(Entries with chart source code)
════

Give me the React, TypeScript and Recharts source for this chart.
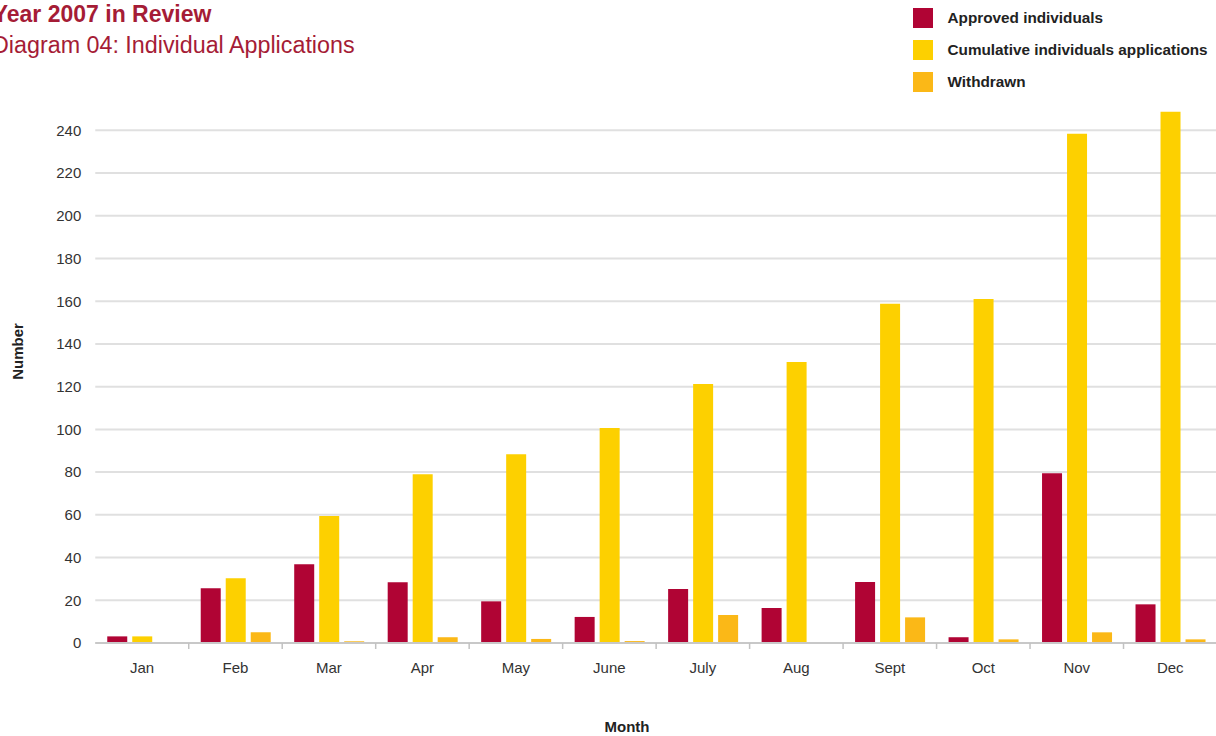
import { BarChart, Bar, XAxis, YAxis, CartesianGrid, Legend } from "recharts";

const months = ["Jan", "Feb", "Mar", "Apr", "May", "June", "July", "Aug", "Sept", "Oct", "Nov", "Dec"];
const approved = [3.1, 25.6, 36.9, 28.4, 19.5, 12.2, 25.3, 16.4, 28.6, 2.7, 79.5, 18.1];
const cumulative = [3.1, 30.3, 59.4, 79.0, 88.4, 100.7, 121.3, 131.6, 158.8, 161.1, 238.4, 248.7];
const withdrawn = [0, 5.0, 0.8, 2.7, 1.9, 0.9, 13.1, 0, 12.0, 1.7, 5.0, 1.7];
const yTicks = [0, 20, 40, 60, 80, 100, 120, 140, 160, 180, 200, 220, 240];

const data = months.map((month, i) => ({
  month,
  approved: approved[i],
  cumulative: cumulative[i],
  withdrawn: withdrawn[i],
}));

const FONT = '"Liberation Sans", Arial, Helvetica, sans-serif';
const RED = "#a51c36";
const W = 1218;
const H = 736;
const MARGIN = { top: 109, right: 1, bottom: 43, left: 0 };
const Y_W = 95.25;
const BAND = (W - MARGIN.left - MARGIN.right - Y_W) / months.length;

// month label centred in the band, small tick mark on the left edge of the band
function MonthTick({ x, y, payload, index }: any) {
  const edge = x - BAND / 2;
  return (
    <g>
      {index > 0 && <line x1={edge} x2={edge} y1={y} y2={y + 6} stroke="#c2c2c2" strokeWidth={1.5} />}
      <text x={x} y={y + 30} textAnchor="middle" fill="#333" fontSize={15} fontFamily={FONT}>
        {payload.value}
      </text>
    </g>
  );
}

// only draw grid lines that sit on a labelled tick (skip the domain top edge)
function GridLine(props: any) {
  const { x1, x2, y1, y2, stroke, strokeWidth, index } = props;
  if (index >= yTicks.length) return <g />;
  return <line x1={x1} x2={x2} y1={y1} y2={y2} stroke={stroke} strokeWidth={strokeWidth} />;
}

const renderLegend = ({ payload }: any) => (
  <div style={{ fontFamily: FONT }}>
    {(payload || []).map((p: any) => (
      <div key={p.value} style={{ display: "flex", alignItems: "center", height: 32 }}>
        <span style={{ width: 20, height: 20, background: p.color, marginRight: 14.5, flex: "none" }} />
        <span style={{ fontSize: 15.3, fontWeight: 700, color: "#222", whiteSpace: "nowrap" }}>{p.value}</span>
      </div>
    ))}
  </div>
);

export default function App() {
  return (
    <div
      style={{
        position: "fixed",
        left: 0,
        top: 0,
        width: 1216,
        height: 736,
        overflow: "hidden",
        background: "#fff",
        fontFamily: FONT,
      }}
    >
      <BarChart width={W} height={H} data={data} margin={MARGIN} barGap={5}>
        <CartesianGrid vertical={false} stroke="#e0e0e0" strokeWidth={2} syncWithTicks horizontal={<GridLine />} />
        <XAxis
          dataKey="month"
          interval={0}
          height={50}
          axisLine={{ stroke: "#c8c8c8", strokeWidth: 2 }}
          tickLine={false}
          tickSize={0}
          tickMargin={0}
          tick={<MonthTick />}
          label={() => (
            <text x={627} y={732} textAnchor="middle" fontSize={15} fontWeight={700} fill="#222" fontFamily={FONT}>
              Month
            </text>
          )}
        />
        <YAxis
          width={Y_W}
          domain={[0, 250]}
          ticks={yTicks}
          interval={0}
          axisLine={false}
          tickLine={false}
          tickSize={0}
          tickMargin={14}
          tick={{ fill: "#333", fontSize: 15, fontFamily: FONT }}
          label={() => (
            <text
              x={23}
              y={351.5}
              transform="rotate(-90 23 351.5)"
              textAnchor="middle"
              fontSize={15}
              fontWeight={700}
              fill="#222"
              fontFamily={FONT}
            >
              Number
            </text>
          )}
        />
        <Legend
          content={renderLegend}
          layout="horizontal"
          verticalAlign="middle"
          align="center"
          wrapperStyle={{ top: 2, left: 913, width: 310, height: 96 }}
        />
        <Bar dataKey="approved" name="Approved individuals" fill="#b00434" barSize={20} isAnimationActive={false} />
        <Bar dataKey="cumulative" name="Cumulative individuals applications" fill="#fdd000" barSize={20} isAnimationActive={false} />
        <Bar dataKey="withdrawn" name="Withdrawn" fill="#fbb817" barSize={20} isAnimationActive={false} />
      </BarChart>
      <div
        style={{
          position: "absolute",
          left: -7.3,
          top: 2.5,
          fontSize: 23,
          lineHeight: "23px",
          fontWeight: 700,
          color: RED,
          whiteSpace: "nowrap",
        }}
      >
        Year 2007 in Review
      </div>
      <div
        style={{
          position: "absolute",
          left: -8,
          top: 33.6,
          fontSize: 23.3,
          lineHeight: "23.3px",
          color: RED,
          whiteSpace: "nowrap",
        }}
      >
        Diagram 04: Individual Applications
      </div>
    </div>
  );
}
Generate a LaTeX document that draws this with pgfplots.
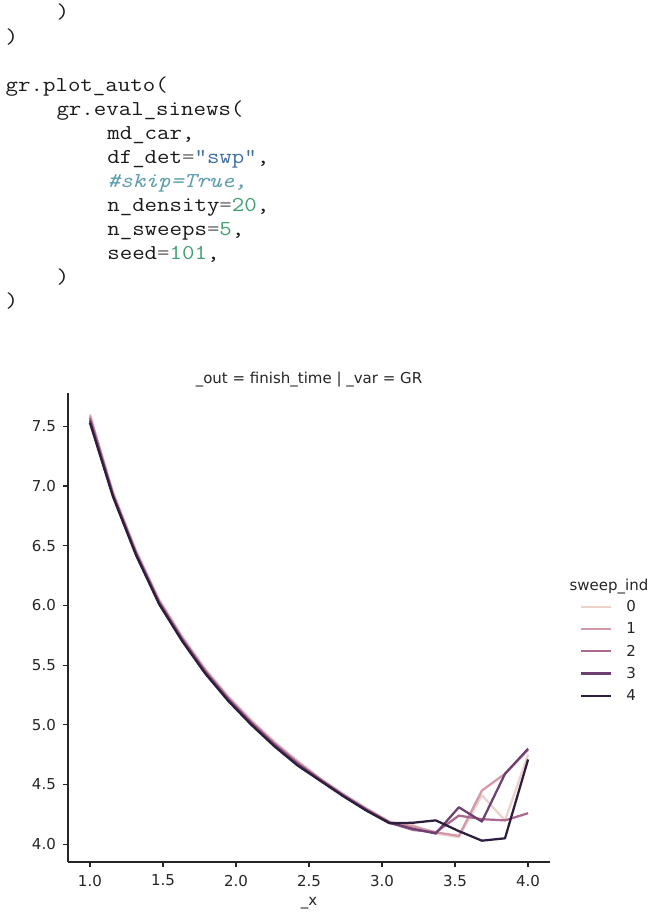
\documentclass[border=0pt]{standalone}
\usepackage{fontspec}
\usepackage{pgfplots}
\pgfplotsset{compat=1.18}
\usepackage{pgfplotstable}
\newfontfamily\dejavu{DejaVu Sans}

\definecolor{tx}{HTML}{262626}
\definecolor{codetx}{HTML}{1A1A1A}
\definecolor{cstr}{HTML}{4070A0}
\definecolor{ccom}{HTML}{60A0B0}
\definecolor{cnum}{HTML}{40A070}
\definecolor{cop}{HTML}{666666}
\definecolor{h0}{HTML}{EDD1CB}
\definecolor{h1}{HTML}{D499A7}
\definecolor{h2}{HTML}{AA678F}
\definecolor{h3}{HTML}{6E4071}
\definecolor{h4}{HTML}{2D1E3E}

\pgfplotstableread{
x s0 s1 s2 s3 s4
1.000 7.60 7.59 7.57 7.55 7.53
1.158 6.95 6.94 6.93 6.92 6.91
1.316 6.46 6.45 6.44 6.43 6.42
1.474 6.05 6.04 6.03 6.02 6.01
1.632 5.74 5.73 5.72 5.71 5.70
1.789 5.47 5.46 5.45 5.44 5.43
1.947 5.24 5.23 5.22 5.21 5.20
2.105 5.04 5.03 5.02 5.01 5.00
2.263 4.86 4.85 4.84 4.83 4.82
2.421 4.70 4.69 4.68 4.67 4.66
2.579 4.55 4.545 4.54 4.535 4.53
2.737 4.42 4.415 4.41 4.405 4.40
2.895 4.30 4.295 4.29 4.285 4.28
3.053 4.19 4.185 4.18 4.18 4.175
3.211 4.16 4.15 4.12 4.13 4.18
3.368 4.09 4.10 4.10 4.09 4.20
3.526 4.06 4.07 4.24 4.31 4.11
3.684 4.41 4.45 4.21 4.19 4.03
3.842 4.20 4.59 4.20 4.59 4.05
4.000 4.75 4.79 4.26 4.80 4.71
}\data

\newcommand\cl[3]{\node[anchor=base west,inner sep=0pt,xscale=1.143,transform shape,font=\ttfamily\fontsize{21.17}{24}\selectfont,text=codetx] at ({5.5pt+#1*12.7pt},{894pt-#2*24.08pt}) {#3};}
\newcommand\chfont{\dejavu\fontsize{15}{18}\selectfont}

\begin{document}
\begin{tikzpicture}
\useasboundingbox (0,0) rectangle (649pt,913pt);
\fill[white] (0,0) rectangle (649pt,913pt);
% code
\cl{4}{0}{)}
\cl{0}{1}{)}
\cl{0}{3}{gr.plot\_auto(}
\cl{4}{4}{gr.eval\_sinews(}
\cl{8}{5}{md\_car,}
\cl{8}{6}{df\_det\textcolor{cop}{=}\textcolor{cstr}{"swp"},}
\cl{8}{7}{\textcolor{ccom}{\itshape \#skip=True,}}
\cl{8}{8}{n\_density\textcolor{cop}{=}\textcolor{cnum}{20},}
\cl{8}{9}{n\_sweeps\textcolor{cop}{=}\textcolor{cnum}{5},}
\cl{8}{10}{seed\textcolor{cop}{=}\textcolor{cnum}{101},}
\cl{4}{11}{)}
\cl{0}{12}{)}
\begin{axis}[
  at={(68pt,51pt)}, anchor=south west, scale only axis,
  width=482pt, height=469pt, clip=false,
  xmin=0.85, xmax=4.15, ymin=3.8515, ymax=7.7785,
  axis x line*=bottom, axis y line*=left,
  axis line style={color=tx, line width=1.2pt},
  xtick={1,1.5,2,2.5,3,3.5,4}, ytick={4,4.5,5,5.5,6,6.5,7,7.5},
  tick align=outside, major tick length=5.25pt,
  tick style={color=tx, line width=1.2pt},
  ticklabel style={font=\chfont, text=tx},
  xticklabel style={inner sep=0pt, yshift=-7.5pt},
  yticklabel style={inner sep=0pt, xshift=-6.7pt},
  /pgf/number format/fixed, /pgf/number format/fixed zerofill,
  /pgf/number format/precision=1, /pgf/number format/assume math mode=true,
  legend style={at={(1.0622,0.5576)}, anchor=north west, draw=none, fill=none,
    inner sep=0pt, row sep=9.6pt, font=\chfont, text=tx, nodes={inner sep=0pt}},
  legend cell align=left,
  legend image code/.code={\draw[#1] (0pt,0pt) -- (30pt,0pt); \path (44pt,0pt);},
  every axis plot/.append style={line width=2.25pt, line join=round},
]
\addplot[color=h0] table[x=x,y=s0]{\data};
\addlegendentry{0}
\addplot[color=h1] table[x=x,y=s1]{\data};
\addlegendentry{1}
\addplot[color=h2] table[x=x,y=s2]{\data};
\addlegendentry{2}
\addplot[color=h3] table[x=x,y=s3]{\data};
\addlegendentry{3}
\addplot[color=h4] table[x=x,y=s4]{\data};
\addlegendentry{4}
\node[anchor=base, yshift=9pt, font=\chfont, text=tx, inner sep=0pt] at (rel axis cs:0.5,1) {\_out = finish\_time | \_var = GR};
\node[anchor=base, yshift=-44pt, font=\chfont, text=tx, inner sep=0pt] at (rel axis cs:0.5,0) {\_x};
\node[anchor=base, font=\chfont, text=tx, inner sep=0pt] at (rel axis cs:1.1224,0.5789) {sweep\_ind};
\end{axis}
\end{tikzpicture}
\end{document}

════

-- What the task requires --
Only the lines from the start of the records through the line containing "YAxis, CartesianGrid, Legend" should be repeated, word for word, with the pictures left out.

-- Solution to this task --
Give me the React, TypeScript and Recharts source for this chart.
import { BarChart, Bar, XAxis, YAxis, CartesianGrid, Legend } from "recharts";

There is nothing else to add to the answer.